Universalizing the voucher program would also super-size the number of poorer Americans who face an effective marginal tax rate over 75 percent. Since the voucher program caps rents at 30 percent of income, 30 cents of every extra dollar earned by a voucher recipient is lost because the subsidy falls by that amount. The food stamp program also follows a 30 percent rule that creates a similar tax, and the Earned Income Tax Credit effectively taxes earnings beyond a threshold. Added together, these programs work against the goal of getting America back to work.

Targeting housing vouchers toward the 172,000 homeless people in families with children is humane and sensible. Trying to use housing vouchers to deal with the other 408,000 homeless people in America poses far bigger problems, especially since HUD reports that 120,000 of the homeless are “severely mentally ill” and 98,000 suffer from “chronic substance abuse.” These populations will be ill-served by a paperwork-intensive voucher program that requires them to find willing landlords.
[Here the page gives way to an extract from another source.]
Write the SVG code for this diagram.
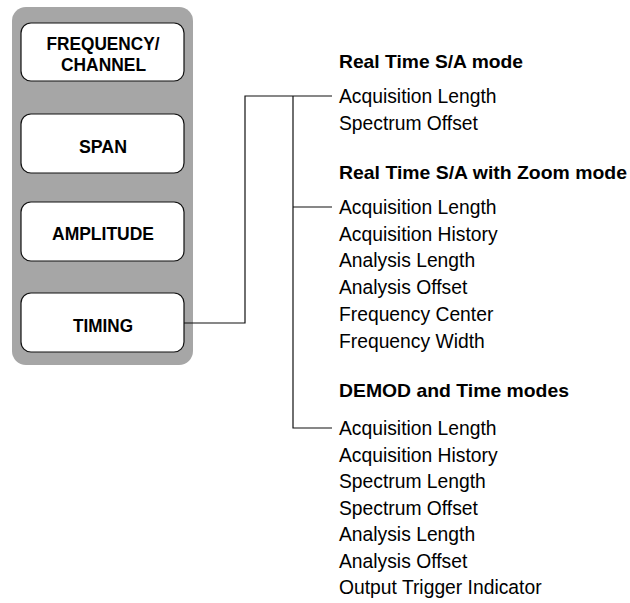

Well-run social programs do not subsidize demand in markets where supply is fixed, since that just leads to higher prices. We should seek to target the Section 8 voucher program more effectively, not universalize it. Washington should give new vouchers primarily to families with young children. Benefits should be time-limited so that, as the children age, the vouchers can be reallocated to other families. The program should encourage mobility to neighborhoods that turn poor children into better-off adults. Above all, we should combine the voucher program with a commitment to freeing our metropolitan areas from regulatory straightjackets.